Amanda Palmer and honesty have always gone knife-in-hand. Returning with her first album in six years, There Will Be No Intermission touches upon death, grief, and brutal aspects of life that, we as a society, ignore. This LP is far more than ‘just a ride’.
The irony of this is not lost on me: As I sat to translate my notes to sentences, “Bigger on the Inside” piano-plucking through my headphones, I was faced with unsolicited advances in a park. I thought, as Amanda Palmer sang, "I think it's funny that he asked me/ cos I don't feel like a fighter lately/ I am too unhappy", she's right.
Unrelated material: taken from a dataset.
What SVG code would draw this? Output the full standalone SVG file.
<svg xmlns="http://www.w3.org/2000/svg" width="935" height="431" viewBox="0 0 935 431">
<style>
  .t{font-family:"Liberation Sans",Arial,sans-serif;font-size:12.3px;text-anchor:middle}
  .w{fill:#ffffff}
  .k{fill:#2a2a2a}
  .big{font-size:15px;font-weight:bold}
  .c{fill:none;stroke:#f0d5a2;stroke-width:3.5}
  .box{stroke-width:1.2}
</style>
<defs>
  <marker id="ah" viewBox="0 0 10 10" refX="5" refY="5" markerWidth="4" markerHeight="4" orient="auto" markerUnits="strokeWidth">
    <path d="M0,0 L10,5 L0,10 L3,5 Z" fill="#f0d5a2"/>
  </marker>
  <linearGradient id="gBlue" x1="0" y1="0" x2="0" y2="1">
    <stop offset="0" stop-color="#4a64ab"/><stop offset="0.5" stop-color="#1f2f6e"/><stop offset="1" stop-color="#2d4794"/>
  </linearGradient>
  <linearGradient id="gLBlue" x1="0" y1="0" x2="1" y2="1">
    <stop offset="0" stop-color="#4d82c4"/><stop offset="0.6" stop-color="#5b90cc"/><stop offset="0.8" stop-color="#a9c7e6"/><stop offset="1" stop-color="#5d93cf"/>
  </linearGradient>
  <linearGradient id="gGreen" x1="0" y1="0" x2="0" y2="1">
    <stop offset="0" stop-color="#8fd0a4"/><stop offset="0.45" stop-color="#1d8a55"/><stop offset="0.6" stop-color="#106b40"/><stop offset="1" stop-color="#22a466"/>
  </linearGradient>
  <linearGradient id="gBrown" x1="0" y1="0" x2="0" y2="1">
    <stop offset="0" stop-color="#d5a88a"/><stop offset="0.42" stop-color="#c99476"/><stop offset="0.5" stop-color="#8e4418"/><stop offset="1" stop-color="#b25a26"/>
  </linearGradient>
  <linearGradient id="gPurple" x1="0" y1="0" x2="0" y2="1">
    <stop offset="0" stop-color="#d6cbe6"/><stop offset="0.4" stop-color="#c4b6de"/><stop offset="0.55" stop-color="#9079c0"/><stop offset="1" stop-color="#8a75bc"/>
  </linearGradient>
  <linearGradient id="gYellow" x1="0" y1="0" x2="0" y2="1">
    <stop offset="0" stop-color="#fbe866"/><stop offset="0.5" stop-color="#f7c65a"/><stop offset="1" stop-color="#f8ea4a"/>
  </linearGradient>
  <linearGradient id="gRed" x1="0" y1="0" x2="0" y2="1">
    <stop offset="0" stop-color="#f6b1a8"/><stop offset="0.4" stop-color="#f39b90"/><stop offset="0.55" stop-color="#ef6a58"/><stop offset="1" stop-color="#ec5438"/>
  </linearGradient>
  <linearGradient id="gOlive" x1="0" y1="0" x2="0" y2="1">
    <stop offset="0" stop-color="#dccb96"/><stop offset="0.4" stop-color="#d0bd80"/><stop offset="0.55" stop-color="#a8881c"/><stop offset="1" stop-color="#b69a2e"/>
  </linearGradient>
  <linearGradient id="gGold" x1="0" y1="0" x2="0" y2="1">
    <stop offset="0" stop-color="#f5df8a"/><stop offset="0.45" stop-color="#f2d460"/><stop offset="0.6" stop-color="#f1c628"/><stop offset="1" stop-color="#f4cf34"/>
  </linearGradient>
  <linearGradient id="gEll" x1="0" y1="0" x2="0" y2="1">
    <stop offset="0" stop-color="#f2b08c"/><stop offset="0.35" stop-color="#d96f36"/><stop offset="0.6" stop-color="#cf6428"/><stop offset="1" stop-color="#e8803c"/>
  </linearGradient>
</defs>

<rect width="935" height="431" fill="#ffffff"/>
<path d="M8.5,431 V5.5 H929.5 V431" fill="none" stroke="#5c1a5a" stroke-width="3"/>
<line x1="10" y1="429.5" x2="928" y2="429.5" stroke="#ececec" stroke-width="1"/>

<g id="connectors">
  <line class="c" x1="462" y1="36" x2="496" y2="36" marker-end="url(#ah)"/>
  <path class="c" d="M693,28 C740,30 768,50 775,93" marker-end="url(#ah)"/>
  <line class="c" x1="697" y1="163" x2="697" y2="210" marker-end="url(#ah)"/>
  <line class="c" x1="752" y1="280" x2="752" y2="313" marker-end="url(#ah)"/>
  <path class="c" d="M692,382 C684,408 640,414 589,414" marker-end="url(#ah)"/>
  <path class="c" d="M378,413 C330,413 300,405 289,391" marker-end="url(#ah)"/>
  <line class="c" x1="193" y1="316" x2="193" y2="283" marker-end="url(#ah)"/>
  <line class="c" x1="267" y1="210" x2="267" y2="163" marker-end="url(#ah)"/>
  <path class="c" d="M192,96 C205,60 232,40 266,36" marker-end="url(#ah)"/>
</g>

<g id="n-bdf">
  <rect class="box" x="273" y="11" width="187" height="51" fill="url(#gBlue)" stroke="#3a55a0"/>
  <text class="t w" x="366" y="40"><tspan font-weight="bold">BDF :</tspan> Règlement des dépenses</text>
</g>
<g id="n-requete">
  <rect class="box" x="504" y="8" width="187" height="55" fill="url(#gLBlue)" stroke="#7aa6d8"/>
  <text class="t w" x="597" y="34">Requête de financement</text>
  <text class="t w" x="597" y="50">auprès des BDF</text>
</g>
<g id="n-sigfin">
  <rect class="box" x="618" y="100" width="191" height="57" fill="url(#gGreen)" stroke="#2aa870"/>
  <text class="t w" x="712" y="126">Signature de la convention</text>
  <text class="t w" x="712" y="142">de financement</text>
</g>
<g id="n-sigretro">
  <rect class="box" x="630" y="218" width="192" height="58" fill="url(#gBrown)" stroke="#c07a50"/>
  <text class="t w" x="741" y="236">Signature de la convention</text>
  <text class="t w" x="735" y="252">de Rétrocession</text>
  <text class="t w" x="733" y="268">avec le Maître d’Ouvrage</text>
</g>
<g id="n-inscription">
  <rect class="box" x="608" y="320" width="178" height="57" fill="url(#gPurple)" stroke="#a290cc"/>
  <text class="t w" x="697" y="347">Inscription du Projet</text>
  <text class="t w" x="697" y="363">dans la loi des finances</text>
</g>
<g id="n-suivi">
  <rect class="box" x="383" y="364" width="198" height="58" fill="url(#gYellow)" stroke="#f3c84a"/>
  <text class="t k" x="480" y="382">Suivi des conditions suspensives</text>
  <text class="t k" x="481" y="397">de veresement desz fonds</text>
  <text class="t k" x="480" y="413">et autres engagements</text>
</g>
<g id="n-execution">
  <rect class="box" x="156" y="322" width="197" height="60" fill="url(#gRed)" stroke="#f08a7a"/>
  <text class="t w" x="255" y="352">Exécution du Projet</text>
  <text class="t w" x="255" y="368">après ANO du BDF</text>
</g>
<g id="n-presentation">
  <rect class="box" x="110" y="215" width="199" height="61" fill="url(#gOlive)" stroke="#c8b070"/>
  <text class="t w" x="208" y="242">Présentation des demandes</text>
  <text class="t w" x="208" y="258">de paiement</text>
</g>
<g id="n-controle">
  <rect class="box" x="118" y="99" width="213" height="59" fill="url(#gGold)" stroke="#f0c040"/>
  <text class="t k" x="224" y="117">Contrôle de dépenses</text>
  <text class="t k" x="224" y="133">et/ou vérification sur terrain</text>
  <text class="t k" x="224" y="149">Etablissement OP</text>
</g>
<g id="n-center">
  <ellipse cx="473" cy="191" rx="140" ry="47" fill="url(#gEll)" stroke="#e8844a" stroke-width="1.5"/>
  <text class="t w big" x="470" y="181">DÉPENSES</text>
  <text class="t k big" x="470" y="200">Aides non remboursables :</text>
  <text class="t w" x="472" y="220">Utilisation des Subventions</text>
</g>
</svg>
Life provides no breaks to any of us.
By all means, There Will Be No Intermission is Palmer's chef d'œuvre. Combining songs written over the last six years for Patreon and new, this record reflects the times in which we live. In the UK, our leftist political parties are falling apart as the country is carelessly torn from the EU; in the States, admitted sexual predator Donald f***ing Trump sits at the helm of the highest ship in the fleet.
And, the polar ice caps are melting.
It’s a crucial, brutal, honest album on which Palmer faces off against all that’s going on in the world as well as all that dwells inside of her. This is a record with the markings of the innermost thoughts many of us keep to ourselves. The lyrical content ebbs and flows from positive to negative to scared to a deep inhale of good energy.
There Will Be No Intermission openly dances with death (“The Thing About Things”, “Bigger on the Inside”), abortion (“Voicemail for Jill”), love (“Machete”, “Judy Blume”) and satirical truths (“A Mother’s Confession”). There Will Be No Intermission is about the lost and for the living.
Produced by John Congleton, the album’s 10 tracks are spliced with short instrumentals composed by longtime collaborator, Jherek Bischoff. Tracks such as “You Know the Statistics” and “Life’s Such a Bitch Isn’t It” truly provide no intermission to the piece.
Just like life, the spaces in the inbetween are just as full.
Congleton’s influence can also fully be heard throughout; a personal favourite being the sword sounds in “Machete”.
There Will Be No Intermission is an album that needs to be taken in, in full. Just like the spaces. It’s an exercise in survival and Amanda Palmer is an artist who is dedicated to doing what she’s on this earth to do. There Will Be No Intermission is a work of art. It’s as political a record as it is personal.